> Exercise requirements: Wherever the word "this" appears in the entries, copy the whole line.

-- START Source data --

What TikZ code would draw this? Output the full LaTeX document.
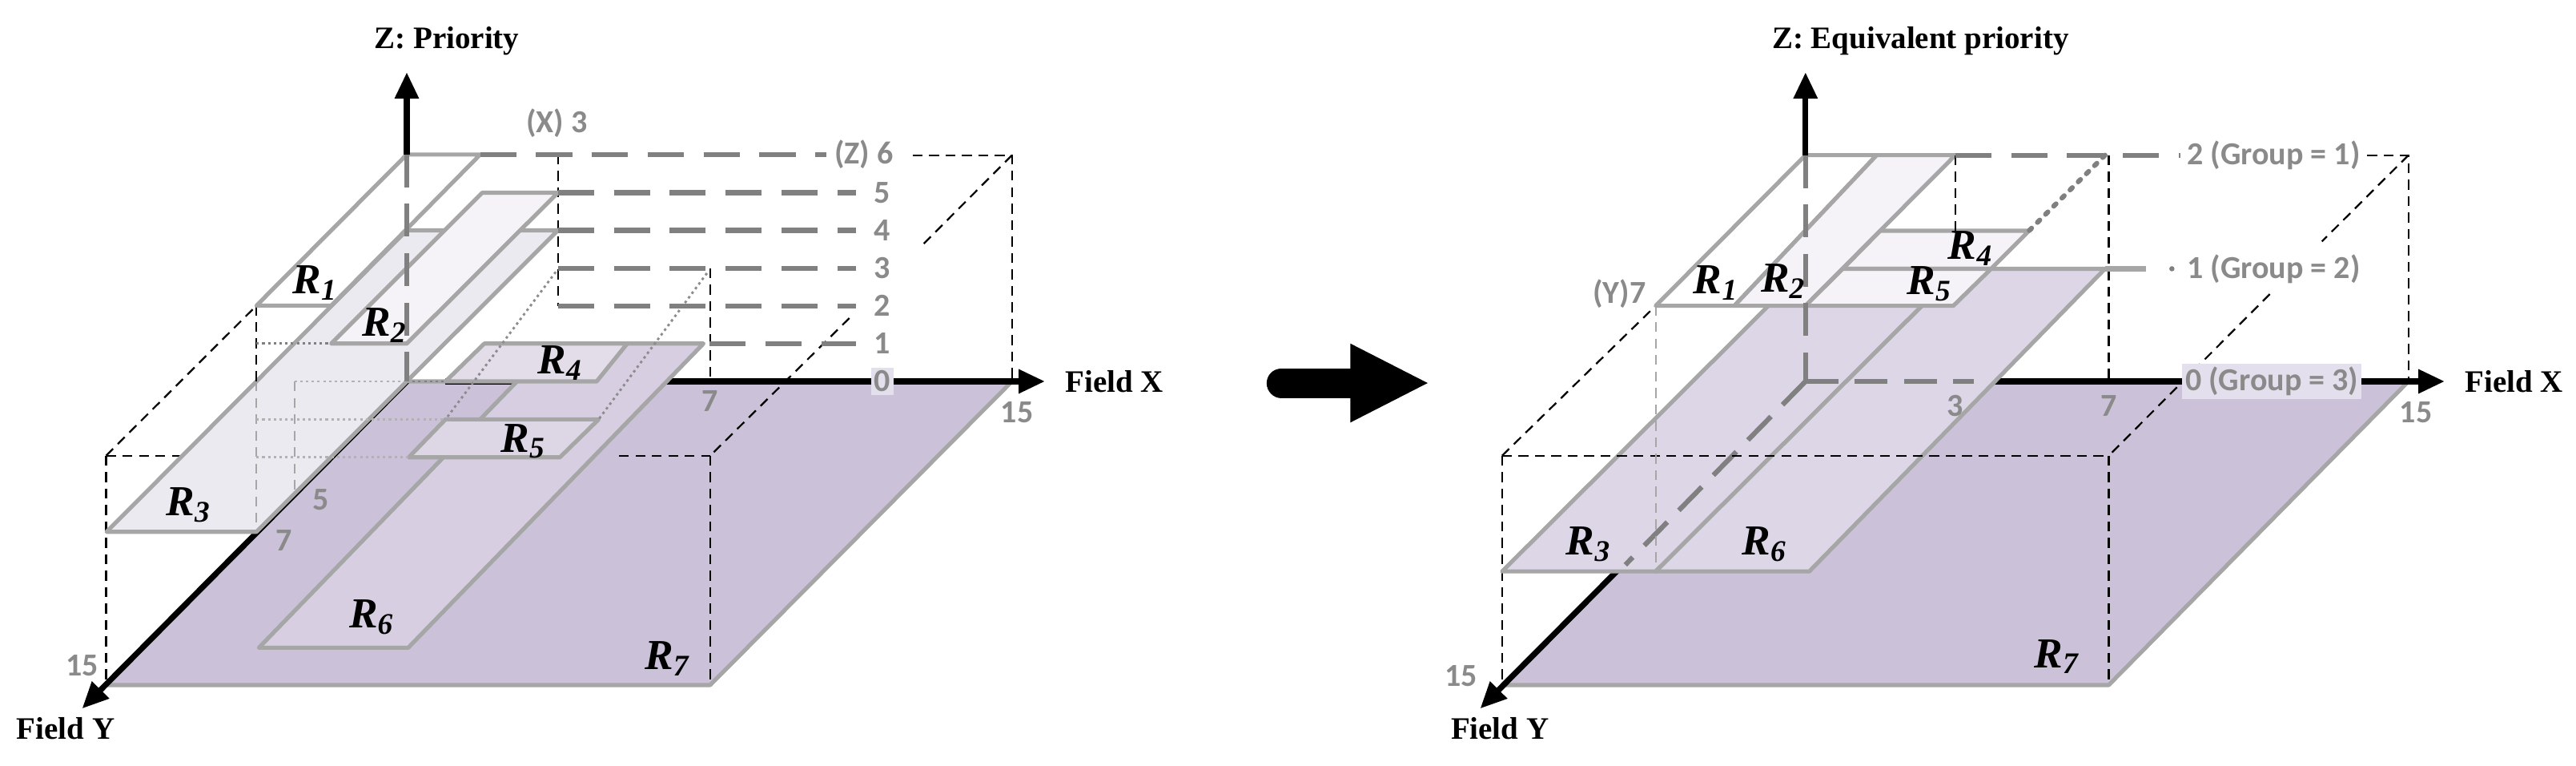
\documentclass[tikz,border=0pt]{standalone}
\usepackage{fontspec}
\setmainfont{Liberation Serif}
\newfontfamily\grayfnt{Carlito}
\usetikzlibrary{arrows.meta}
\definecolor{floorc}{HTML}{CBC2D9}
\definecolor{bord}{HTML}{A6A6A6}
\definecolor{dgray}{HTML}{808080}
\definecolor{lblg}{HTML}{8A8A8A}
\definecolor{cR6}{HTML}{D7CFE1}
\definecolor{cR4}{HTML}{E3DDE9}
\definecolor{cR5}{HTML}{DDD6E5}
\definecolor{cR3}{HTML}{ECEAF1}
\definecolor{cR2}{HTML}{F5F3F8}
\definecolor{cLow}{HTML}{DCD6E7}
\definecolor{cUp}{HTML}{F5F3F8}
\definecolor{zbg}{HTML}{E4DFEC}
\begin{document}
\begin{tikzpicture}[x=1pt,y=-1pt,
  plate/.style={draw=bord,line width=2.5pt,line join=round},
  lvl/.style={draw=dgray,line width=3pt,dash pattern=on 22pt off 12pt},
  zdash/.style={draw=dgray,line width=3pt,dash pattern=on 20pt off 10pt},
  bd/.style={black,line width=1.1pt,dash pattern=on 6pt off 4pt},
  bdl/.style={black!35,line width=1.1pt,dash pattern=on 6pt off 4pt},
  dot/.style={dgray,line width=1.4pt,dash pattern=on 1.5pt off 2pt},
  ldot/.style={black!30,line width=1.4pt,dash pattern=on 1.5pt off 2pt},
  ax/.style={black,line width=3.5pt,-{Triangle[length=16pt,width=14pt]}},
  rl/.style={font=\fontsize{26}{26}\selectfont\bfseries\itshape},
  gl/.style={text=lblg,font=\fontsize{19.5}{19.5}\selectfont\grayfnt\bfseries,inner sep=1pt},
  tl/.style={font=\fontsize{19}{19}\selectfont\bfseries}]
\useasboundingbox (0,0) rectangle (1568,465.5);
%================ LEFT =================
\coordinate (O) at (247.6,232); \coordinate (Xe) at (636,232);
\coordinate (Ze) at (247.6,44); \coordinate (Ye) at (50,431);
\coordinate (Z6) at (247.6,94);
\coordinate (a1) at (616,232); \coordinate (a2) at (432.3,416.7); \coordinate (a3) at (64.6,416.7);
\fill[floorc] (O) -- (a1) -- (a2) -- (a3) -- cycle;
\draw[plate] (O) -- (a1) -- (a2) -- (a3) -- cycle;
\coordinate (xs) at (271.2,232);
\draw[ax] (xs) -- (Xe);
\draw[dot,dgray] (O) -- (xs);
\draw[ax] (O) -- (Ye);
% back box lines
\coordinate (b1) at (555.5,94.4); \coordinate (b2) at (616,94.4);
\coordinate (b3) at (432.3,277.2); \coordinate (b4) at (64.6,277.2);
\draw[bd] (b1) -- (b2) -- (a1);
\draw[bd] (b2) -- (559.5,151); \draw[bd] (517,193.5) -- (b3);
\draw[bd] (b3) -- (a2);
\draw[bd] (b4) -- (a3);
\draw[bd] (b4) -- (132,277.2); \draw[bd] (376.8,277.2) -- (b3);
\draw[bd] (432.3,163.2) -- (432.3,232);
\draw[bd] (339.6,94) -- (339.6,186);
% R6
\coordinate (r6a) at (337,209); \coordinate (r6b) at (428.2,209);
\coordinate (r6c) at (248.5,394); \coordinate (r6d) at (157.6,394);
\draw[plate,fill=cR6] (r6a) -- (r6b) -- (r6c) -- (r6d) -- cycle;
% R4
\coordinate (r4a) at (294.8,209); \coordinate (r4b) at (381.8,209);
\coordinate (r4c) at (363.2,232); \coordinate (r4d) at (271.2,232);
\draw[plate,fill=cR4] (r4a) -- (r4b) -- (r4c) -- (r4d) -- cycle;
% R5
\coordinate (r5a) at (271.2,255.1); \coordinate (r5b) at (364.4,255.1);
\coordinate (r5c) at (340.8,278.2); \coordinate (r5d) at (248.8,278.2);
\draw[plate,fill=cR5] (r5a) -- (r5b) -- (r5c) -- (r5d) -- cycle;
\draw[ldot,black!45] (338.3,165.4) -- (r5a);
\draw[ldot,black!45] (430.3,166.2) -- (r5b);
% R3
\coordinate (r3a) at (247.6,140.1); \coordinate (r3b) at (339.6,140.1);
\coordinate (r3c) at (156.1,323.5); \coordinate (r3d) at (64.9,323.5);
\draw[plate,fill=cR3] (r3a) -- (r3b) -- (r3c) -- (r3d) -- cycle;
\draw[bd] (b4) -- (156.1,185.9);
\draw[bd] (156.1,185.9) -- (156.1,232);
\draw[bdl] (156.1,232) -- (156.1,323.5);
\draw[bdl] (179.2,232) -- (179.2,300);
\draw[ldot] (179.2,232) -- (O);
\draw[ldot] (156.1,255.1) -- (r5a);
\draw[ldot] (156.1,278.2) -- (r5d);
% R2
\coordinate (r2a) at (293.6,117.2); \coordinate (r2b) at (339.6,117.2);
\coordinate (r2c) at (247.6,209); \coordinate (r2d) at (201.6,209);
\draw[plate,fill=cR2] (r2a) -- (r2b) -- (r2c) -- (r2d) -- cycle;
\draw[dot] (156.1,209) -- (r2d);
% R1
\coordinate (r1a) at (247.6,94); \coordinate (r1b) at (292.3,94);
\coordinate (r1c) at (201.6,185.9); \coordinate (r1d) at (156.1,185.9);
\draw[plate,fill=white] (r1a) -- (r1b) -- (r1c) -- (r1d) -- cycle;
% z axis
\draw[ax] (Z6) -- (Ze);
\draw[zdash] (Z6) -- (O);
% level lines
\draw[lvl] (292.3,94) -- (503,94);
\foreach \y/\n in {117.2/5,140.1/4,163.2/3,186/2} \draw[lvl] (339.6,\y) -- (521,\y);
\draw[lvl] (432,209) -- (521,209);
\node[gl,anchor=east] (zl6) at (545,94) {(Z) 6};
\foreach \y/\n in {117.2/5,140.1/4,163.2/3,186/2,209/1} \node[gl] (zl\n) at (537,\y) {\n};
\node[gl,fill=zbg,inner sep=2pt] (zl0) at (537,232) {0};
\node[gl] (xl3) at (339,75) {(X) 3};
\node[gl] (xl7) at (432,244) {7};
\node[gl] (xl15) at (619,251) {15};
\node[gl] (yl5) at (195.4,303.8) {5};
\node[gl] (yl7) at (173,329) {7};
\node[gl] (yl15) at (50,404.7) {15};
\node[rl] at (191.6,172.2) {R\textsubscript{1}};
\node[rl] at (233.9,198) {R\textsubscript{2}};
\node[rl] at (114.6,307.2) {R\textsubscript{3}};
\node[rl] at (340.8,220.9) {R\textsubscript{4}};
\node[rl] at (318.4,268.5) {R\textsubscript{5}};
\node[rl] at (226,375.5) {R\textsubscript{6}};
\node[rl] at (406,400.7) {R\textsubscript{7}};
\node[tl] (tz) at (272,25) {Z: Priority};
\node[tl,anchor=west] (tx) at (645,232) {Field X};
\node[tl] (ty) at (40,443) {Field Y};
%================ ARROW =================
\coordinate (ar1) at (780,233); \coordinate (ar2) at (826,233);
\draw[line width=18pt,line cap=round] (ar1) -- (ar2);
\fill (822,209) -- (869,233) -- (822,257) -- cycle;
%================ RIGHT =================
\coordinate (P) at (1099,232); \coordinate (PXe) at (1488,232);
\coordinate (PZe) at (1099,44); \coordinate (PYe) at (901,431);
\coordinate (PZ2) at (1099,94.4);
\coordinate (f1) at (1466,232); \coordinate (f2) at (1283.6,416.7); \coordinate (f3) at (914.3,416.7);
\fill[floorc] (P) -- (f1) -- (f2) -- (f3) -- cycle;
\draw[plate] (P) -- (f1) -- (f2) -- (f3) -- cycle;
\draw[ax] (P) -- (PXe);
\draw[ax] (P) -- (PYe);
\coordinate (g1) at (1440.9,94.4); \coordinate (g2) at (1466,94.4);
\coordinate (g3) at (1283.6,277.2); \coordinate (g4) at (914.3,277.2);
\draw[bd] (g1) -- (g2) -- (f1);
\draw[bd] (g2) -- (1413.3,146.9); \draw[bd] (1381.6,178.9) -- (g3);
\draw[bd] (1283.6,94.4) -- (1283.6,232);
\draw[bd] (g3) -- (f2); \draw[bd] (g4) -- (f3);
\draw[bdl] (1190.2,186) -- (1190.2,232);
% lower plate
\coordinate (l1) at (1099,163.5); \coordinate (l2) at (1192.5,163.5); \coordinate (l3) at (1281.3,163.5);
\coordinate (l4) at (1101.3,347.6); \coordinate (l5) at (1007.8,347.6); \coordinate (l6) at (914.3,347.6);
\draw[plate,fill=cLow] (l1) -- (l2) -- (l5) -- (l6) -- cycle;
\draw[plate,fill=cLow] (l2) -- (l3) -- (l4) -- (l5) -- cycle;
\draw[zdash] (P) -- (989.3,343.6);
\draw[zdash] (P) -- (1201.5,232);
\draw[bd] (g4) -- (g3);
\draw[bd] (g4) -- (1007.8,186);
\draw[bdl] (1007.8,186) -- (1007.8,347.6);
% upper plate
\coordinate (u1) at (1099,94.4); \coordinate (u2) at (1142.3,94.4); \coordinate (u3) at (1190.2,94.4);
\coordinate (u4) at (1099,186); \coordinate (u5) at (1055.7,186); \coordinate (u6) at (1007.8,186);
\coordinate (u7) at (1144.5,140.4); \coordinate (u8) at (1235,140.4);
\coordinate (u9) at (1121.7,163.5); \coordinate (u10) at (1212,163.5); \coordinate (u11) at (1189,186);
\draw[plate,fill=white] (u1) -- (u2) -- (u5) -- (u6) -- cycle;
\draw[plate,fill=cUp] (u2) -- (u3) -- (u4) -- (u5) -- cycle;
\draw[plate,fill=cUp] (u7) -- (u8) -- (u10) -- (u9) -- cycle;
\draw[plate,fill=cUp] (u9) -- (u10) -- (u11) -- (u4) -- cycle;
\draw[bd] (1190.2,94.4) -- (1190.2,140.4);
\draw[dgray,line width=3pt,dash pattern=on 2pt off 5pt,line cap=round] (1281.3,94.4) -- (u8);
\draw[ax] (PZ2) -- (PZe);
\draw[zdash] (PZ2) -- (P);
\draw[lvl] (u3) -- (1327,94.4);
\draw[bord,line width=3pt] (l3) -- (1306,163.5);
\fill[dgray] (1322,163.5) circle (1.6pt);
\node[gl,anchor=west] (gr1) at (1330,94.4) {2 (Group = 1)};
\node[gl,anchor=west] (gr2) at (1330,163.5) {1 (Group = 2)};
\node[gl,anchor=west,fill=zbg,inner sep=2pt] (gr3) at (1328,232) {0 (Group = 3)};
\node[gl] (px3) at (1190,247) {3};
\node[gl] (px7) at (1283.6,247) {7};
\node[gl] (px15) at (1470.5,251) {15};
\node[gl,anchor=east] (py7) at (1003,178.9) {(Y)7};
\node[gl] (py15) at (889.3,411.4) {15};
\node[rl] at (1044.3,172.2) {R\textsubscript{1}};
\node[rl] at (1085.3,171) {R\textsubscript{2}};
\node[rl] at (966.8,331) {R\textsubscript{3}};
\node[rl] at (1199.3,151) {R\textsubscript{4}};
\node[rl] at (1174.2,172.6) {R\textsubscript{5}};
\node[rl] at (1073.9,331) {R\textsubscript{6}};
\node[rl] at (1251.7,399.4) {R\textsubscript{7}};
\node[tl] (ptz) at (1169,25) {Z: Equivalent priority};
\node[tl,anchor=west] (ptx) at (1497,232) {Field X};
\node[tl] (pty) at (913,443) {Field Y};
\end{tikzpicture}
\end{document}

-- END Source data --
-- START Source data --

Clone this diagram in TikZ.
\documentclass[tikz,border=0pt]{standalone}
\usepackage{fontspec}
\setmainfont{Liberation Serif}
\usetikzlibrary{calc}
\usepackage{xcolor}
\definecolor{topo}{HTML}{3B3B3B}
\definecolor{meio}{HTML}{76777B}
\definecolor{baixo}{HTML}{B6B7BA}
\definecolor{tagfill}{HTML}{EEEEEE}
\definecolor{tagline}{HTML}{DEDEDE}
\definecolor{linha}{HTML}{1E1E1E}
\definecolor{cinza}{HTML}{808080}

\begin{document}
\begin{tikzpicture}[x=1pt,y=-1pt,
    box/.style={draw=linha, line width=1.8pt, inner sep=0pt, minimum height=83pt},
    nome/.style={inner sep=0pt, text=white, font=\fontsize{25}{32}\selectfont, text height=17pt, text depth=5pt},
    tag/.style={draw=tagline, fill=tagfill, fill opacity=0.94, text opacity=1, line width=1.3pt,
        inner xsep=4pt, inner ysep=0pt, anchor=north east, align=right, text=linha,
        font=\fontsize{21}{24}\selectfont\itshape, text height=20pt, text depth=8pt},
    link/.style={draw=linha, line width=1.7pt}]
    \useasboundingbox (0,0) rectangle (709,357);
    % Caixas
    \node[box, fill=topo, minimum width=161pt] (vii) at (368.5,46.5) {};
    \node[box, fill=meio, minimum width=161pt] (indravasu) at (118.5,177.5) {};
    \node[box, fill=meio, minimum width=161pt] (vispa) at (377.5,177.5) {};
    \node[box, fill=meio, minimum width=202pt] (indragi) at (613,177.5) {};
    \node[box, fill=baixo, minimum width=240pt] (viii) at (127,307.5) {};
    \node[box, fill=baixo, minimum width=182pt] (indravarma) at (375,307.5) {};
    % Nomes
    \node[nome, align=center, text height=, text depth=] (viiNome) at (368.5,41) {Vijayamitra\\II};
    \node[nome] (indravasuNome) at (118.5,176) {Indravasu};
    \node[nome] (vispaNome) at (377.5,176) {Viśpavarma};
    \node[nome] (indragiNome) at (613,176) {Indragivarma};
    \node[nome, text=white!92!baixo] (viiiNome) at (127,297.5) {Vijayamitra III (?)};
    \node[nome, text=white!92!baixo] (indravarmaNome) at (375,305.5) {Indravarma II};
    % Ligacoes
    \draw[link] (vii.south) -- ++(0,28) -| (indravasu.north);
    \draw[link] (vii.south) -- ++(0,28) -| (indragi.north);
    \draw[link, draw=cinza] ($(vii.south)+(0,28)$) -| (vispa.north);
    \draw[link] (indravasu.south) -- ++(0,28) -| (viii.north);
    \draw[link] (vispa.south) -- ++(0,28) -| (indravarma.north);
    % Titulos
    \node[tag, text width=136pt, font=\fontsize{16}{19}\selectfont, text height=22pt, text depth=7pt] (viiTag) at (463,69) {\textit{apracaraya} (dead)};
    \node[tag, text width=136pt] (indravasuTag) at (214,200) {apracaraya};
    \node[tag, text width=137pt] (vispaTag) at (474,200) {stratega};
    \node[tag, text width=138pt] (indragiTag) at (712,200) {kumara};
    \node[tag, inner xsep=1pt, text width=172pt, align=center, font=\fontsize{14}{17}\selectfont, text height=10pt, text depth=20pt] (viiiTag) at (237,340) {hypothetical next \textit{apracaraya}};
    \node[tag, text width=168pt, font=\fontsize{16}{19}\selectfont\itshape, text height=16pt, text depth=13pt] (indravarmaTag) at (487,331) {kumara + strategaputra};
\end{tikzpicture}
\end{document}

-- END Source data --

> Output:
What TikZ code would draw this? Output the full LaTeX document.
Clone this diagram in TikZ.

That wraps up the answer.